Saying that the funds have invested in F1 doesn't do it justice. Combined, their stake is well over three quarters the size of the one owned by CVC and Waddell & Reed alone owns 20.9% of F1 which is more than one and a half times as big as the stake owned by Ecclestone and his family trust Bambino. Waddell & Reed is F1's second biggest shareholder and, in fact, it now owns such a large stake in the sport's parent company Delta Topco that it is entitled to appoint a director to its board.

This is because, according to Delta Topco's Articles of Association (the terms it is governed by) "each investor... whose investor group holds ordinary shares representing 15 per cent or more... shall be entitled to appoint one person as a director." So you read it here first - Waddell & Reed has the right to appoint a director to Topco's board. The question is, does it have any control?
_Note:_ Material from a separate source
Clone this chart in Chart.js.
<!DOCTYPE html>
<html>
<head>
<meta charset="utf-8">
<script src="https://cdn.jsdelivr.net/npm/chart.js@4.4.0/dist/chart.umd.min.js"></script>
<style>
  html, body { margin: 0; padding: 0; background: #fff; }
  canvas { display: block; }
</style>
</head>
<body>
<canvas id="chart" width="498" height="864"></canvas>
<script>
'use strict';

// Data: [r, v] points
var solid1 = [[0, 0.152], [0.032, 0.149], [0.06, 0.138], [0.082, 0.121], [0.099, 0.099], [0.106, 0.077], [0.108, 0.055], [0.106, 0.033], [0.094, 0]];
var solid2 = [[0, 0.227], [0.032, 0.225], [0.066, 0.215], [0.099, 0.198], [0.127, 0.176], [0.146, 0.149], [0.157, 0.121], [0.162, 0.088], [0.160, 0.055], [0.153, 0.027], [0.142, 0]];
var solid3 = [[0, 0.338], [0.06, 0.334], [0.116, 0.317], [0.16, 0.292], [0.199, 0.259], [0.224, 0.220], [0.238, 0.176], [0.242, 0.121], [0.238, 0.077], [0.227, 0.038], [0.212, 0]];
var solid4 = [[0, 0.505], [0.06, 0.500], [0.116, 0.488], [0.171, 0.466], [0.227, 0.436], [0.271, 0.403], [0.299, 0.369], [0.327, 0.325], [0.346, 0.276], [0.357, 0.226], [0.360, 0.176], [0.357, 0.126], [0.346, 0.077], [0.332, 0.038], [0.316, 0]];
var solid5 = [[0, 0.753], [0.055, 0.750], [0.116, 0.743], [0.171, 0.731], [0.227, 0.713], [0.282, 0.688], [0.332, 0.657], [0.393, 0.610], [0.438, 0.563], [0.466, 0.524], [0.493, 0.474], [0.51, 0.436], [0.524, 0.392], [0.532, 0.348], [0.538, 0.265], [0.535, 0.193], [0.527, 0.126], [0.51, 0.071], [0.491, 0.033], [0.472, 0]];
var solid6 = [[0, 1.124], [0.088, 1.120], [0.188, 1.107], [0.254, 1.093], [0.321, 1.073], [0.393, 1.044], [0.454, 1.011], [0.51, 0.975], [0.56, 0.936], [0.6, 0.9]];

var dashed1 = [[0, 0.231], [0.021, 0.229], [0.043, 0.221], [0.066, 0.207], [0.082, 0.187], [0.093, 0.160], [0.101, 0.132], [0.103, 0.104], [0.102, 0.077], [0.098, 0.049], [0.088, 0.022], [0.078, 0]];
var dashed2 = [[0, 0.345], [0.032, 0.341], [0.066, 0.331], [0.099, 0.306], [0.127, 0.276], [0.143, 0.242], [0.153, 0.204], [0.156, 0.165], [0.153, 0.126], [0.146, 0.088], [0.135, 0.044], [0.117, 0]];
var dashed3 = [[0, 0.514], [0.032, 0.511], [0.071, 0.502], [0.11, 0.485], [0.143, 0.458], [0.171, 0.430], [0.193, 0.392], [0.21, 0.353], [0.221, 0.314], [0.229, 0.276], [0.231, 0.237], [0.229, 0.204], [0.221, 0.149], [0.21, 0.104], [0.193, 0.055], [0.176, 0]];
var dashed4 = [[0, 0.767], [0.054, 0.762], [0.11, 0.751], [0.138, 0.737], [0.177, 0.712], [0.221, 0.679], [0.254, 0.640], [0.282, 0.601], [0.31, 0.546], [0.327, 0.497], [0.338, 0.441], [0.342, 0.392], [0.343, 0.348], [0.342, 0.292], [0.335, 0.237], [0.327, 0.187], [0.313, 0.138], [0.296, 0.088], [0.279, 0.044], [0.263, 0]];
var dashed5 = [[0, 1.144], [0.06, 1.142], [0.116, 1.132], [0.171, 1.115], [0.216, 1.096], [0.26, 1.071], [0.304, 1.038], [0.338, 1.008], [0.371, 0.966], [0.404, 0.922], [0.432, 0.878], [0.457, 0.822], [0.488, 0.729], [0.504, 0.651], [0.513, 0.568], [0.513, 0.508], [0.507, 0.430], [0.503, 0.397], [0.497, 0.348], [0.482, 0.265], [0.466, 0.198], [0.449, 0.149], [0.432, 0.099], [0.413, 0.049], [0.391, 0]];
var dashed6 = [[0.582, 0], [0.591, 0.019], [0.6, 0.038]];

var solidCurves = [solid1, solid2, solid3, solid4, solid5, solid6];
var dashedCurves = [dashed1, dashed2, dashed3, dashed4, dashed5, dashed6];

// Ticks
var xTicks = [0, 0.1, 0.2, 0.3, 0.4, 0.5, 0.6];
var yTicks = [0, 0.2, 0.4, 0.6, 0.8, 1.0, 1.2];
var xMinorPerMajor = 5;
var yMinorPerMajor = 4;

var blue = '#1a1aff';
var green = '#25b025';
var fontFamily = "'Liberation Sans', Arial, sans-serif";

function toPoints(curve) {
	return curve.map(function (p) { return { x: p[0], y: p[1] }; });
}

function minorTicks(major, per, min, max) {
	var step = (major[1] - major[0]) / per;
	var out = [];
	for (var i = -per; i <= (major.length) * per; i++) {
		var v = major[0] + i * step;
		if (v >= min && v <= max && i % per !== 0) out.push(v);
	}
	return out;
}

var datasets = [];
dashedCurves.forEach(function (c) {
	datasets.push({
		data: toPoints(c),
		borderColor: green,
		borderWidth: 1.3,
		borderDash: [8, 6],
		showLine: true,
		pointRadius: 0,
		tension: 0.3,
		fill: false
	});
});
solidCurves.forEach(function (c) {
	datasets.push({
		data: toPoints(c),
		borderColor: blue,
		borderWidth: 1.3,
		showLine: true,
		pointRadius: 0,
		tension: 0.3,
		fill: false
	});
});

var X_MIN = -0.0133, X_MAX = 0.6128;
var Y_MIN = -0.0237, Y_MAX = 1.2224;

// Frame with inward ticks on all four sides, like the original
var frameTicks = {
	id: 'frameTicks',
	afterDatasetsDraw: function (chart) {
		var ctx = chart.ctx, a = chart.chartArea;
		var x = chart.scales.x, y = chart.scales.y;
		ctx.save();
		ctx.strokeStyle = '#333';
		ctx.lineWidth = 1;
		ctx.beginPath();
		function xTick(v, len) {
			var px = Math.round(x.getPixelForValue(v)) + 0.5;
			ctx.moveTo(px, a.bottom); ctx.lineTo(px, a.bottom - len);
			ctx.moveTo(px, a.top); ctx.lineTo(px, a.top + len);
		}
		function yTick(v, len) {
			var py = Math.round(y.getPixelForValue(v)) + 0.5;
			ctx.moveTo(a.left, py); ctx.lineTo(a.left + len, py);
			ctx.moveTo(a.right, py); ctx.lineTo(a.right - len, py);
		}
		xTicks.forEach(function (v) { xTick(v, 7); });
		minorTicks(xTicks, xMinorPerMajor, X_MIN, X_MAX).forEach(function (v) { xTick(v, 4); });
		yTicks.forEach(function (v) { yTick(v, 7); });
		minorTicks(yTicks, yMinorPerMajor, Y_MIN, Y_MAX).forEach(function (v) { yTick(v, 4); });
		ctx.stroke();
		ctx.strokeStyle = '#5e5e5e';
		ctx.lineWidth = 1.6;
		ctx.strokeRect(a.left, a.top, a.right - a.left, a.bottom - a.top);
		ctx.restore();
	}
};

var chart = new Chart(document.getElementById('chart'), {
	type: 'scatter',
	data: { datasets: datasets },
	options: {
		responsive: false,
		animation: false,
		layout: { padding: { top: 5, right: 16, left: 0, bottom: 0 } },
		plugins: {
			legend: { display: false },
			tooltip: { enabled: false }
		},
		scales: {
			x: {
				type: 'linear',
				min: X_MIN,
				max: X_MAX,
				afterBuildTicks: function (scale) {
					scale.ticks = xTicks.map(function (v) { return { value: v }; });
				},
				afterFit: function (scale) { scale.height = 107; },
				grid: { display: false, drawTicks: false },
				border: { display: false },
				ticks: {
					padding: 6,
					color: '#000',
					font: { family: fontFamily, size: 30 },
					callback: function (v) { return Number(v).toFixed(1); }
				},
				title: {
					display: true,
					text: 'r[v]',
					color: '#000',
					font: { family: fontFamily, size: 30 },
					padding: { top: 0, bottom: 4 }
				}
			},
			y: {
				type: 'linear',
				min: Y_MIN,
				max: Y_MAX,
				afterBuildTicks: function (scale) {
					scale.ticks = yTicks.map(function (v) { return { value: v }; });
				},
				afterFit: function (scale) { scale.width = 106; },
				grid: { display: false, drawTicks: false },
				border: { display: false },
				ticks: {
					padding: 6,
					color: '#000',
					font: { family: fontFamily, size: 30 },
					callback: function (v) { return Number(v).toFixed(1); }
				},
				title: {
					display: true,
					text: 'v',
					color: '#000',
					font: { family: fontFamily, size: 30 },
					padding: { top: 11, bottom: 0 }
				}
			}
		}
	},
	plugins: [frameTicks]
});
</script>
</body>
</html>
There is no doubt that, contrary to the claim in the Financial Times on Saturday, CVC is certainly not "the majority owner of F1." And according to a document (link to pdf) recently-filed by Delta Topco it seems that CVC might not own the majority of F1's voting rights. The document required the signature of all of Delta Topco's shareholders and although a CVC representative signed it on behalf of the funds, it states that he was "exercising the voting rights attached to the shares of the company held by the following members." The names of the funds are listed below it.
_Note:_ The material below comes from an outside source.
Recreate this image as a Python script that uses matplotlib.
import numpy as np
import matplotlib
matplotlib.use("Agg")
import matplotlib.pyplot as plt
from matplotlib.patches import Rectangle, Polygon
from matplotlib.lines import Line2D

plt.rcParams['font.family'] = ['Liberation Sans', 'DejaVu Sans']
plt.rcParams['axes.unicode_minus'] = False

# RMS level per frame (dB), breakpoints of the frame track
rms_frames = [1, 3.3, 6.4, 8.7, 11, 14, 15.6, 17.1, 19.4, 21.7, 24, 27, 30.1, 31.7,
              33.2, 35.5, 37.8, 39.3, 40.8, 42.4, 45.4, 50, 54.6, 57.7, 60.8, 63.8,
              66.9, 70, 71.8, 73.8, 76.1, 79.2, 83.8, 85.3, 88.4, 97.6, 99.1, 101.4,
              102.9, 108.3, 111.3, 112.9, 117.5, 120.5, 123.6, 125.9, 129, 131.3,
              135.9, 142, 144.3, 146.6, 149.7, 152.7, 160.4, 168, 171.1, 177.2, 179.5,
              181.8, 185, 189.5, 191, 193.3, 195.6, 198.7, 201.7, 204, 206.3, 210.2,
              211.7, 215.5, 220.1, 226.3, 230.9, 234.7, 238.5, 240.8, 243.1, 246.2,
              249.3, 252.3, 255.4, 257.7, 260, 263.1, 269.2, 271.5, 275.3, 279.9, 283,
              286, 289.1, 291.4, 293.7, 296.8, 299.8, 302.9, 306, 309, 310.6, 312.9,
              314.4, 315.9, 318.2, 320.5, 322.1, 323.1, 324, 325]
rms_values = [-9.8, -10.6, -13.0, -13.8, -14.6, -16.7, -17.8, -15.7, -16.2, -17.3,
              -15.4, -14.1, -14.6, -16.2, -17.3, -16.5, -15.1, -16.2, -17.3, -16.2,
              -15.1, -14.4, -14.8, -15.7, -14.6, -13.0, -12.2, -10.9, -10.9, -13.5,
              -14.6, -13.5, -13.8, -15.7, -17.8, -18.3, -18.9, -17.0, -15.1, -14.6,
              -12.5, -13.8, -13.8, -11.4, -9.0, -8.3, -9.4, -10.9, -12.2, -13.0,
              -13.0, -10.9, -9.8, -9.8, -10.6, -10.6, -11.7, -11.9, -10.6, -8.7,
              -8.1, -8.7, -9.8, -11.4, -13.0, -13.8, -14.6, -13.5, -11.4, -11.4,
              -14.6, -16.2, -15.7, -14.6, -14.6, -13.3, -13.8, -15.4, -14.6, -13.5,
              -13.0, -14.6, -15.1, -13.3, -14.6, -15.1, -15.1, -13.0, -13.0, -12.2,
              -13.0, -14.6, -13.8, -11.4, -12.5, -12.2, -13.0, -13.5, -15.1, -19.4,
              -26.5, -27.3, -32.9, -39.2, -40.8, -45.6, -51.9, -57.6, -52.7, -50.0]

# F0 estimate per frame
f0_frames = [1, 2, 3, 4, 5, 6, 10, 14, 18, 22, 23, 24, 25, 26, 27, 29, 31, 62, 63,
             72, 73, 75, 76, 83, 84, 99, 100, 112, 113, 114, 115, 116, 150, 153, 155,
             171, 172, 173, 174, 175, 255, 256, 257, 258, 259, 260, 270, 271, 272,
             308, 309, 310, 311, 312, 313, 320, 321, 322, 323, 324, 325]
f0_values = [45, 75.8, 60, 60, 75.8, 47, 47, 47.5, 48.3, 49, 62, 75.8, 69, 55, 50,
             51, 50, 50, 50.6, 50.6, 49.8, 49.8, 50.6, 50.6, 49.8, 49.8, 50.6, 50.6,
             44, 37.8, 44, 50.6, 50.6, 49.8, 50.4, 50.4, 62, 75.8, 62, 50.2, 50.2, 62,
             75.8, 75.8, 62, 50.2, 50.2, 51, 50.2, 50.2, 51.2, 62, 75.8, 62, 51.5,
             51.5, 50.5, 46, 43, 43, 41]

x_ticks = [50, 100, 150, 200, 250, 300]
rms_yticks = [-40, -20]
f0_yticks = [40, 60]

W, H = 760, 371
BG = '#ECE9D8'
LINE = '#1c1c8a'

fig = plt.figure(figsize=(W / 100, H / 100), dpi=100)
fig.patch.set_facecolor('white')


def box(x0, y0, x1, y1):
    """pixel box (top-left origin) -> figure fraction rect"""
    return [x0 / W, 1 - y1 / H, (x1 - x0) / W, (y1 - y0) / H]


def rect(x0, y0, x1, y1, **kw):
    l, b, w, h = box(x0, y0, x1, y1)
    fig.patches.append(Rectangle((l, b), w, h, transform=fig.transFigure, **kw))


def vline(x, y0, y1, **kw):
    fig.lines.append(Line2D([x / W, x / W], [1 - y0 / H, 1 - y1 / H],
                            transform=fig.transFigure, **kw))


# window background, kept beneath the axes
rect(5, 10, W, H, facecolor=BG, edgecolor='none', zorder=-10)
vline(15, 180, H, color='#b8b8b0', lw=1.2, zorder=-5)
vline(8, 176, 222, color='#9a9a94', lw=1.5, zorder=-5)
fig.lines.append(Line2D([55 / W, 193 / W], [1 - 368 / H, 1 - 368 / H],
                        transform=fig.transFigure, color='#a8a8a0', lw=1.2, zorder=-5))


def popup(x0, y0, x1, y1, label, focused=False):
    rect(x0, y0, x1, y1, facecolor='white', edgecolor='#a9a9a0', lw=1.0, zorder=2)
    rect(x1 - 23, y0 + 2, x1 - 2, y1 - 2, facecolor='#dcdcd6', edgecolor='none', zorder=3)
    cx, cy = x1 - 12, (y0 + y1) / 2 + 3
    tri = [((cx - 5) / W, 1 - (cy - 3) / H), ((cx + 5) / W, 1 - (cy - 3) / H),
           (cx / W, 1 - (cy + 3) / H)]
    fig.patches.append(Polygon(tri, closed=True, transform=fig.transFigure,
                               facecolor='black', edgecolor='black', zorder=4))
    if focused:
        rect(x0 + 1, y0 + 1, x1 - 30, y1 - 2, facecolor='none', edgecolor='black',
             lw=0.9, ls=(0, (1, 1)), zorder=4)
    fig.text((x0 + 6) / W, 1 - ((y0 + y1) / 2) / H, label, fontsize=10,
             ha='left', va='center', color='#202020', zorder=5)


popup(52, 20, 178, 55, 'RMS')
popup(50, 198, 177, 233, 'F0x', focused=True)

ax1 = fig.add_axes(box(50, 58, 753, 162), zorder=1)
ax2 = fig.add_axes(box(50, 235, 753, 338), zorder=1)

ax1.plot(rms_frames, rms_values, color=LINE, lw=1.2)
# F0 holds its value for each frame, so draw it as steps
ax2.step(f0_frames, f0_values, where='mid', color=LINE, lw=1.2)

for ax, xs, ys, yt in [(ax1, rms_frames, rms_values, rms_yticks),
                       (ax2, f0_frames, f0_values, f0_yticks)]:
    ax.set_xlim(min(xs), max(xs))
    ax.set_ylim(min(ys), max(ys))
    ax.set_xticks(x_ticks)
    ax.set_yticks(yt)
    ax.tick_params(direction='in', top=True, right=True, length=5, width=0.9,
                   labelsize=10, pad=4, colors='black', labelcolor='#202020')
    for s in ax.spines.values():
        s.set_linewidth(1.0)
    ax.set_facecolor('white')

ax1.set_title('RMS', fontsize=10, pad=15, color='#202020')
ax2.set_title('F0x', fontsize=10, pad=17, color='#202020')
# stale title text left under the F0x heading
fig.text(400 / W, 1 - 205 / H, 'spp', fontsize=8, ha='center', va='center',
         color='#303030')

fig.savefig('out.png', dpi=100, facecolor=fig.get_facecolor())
At first glance this would seem to suggest that CVC no longer has control of F1 since the funds have not just reduced its stake in F1 to 35.5% by buying 28.3% of the sport but they have got voting rights with it. However, in fact, this is irrelevant thanks to an ingenious mechanism which CVC put in place to safeguard its interest in F1 when it took over the sport in 2006.

The trick under CVC's bonnet is that it has what are known as 'I Directors'. As Sylt revealed in 2008, "the I Directors will always have sufficient votes to pass any resolutions of the board." They are now coming into their own because although CVC no longer owns the majority of the shares in Delta Topco, and may well not own the majority of its voting rights, its 'I Directors' can pass any resolutions of the company's board regardless of how many directors vote for or against them. Lo and behold, the Delta Topco document states that the CVC representative who signed on behalf of the funds did so in his capacity "as I Director."
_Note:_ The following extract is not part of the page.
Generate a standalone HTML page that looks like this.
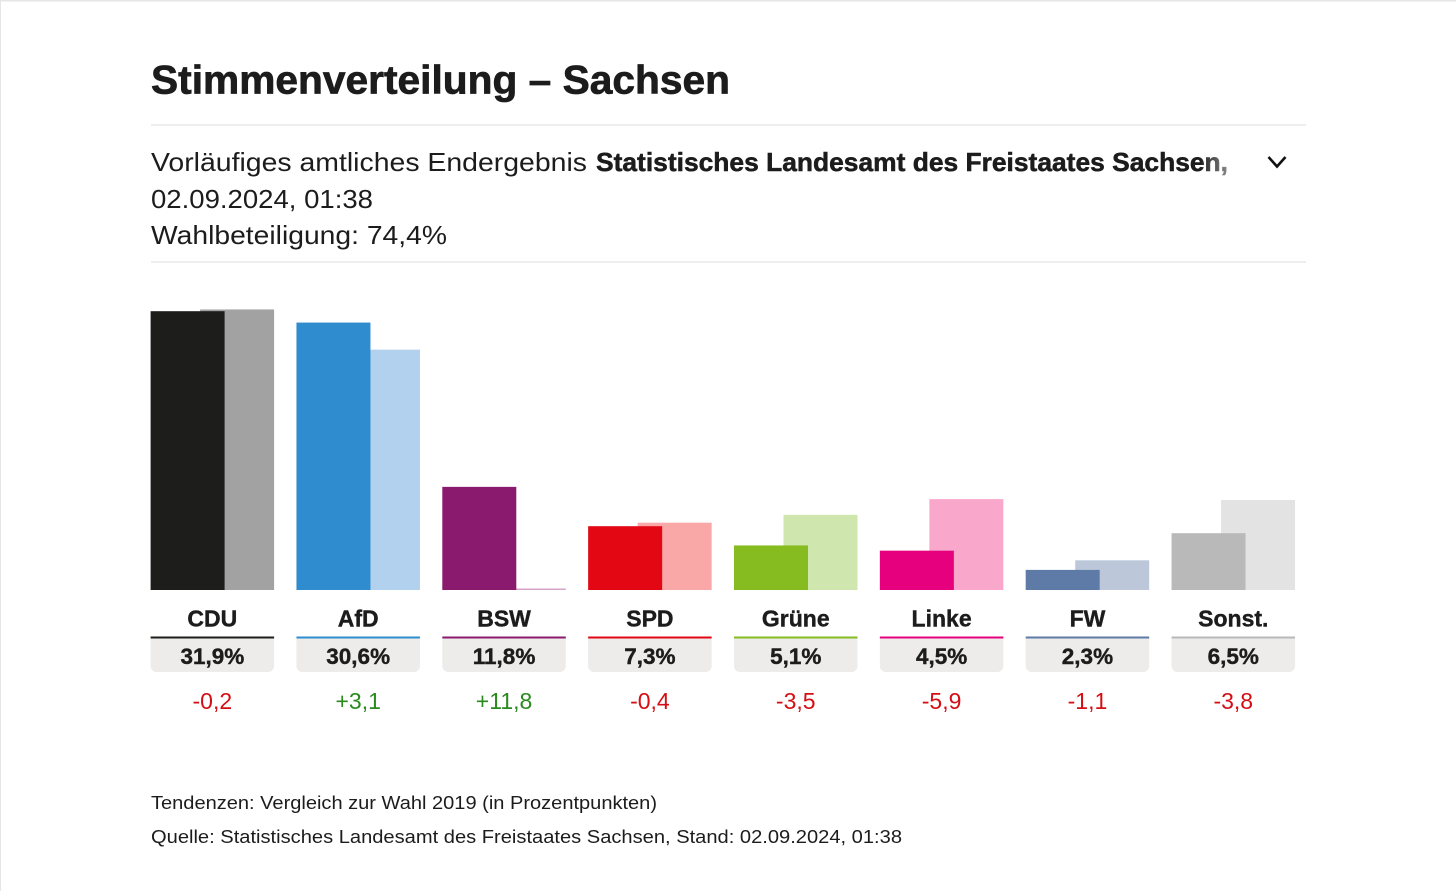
<!DOCTYPE html>
<html lang="de">
<head>
<meta charset="utf-8">
<title>Stimmenverteilung – Sachsen</title>
<style>
html,body{margin:0;padding:0;background:#fff;width:1456px;height:891px;overflow:hidden}
svg{display:block;font-family:"Liberation Sans",sans-serif}
.ink{fill:#1c1c1c}
.rule{stroke:#e4e4e2;stroke-width:1.2}
.party-label{font-size:23px;font-weight:700;text-anchor:middle;fill:#1c1c1c;stroke:#1c1c1c;stroke-width:.4}
.share-label{font-size:22.5px;font-weight:700;text-anchor:middle;fill:#1c1c1c;stroke:#1c1c1c;stroke-width:.4}
.change-label{font-size:23px;text-anchor:middle}
.up{fill:#2a8a1e}.down{fill:#d40f14}
.box{fill:#edecea}
.cur0{fill:#1d1d1b}.pre0{fill:#a2a2a2}
.cur1{fill:#2f8ccf}.pre1{fill:#b1d1ee}
.cur2{fill:#8a1a6e}.pre2{fill:#d6a4c8}
.cur3{fill:#e30613}.pre3{fill:#faa7a7}
.cur4{fill:#86bc20}.pre4{fill:#cfe6ae}
.cur5{fill:#e6007e}.pre5{fill:#f9a8cc}
.cur6{fill:#5d7ba6}.pre6{fill:#bcc8da}
.cur7{fill:#b9b9b9}.pre7{fill:#e3e3e3}
</style>
</head>
<body>
<svg id="chart" xmlns="http://www.w3.org/2000/svg" width="1456" height="891" viewBox="0 0 1456 891">
  <defs>
    <linearGradient id="fade" gradientUnits="userSpaceOnUse" x1="1200" y1="0" x2="1228" y2="0">
      <stop offset="0" stop-color="#1c1c1c"/>
      <stop offset="1" stop-color="#8a8a8a"/>
    </linearGradient>
  </defs>
  <rect x="0" y="0" width="1456" height="1.5" fill="#e6e6e6"/>
  <rect x="0" y="0" width="1" height="891" fill="#e6e6e6"/>
  <text class="ink" x="151" y="93.5" font-size="40" font-weight="700" stroke="#1c1c1c" stroke-width="0.7" textLength="579" lengthAdjust="spacingAndGlyphs">Stimmenverteilung – Sachsen</text>
  <line class="rule" x1="151" y1="125" x2="1306" y2="125"/>
  <text class="ink" x="151" y="171" font-size="26" textLength="436" lengthAdjust="spacingAndGlyphs">Vorläufiges amtliches Endergebnis</text>
  <text x="596" y="171" font-size="26" font-weight="700" fill="url(#fade)" stroke="url(#fade)" stroke-width="0.5" textLength="632" lengthAdjust="spacingAndGlyphs">Statistisches Landesamt des Freistaates Sachsen,</text>
  <polyline points="1268.5,157 1277,166.5 1285.5,157" fill="none" stroke="#111" stroke-width="2.6"/>
  <text class="ink" x="151" y="208" font-size="26" textLength="222" lengthAdjust="spacingAndGlyphs">02.09.2024, 01:38</text>
  <text class="ink" x="151" y="244" font-size="26" textLength="296" lengthAdjust="spacingAndGlyphs">Wahlbeteiligung: 74,4%</text>
  <line class="rule" x1="151" y1="262" x2="1306" y2="262"/>
  <g id="plot"></g>
  <text class="ink" x="151" y="809" font-size="18" textLength="506" lengthAdjust="spacingAndGlyphs">Tendenzen: Vergleich zur Wahl 2019 (in Prozentpunkten)</text>
  <text class="ink" x="151" y="843" font-size="18" textLength="751" lengthAdjust="spacingAndGlyphs">Quelle: Statistisches Landesamt des Freistaates Sachsen, Stand: 02.09.2024, 01:38</text>
</svg>
<script>
const parties = ["CDU", "AfD", "BSW", "SPD", "Grüne", "Linke", "FW", "Sonst."];
const shares = [31.9, 30.6, 11.8, 7.3, 5.1, 4.5, 2.3, 6.5];
const previousShares = [32.1, 27.5, 0, 7.7, 8.6, 10.4, 3.4, 10.3];
const changes = [-0.2, 3.1, 11.8, -0.4, -3.5, -5.9, -1.1, -3.8];

const NS = "http://www.w3.org/2000/svg";
const plot = document.getElementById("plot");
const baseY = 590, unitPx = 8.74;
const groupX = i => 150.6 + i * 145.85;
const groupW = 123.5, barW = 74;
const heightOf = v => Math.max(v * unitPx, 1.5);
const deDecimal = v => v.toFixed(1).replace(".", ",");
const signed = v => (v > 0 ? "+" : "-") + deDecimal(Math.abs(v));

function make(tag, attrs, text) {
  const el = document.createElementNS(NS, tag);
  for (const k in attrs) el.setAttribute(k, attrs[k]);
  if (text !== undefined) el.textContent = text;
  plot.appendChild(el);
  return el;
}

parties.forEach((party, i) => {
  const x = groupX(i), cx = x + groupW / 2;

  const pre = make("rect", {class: "pre" + i, x: x + groupW - barW, y: baseY - heightOf(previousShares[i]), width: barW, height: heightOf(previousShares[i])});
  
  

  const cur = make("rect", {class: "cur" + i, x: x, y: baseY - heightOf(shares[i]), width: barW, height: heightOf(shares[i])});
  
  

  const name = make("text", {class: "party-label", x: cx, y: 626.5}, party);
  
  

  const box = make("path", {class: "box", d: `M${x} 638h${groupW}v28a6 6 0 0 1 -6 6h${-(groupW - 12)}a6 6 0 0 1 -6 -6z`});
  
  

  const accent = make("rect", {class: "cur" + i, x: x, y: 636.5, width: groupW, height: 2});
  
  

  const share = make("text", {class: "share-label", x: cx, y: 664}, deDecimal(shares[i]) + "%");
  
  

  const change = make("text", {class: "change-label " + (changes[i] > 0 ? "up" : "down"), x: cx, y: 709}, signed(changes[i]));
  
  
});
</script>
</body>
</html>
It means that CVC is still without a doubt F1's controlling shareholder just as it was when it owned the majority of its shares. This is important for two reasons.

Firstly, since CVC throws its weight behind Ecclestone, it means that decisions made by Delta Topco's board follow his lead which is far better for the sport than it being run by investment funds who may know little about it.

The second reason that it is important CVC has remained F1's controlling shareholder lies in a clause in what is known as the 'Umbrella Agreement' between the Swiss division of F1's governing body, the FIA, and Delta Topco's subsidiary SLEC. As Pitpass has reported, under the Umbrella Agreement the FIA gets a single share in SLEC's subsidiary Formula One Asset Management (FOAM). Although the FIA's share does not give it a right to income or to vote at board meetings, it does "confer rights of veto over certain operating and financial policies."

It is understood that the Umbrella Agreement outlines the rights of veto attached to the FIA's share including that it can prevent a change of control of F1. Since CVC has remained F1's controlling shareholder there is nothing it could do to prevent the share sales to the funds and it is all thanks to the I Directors.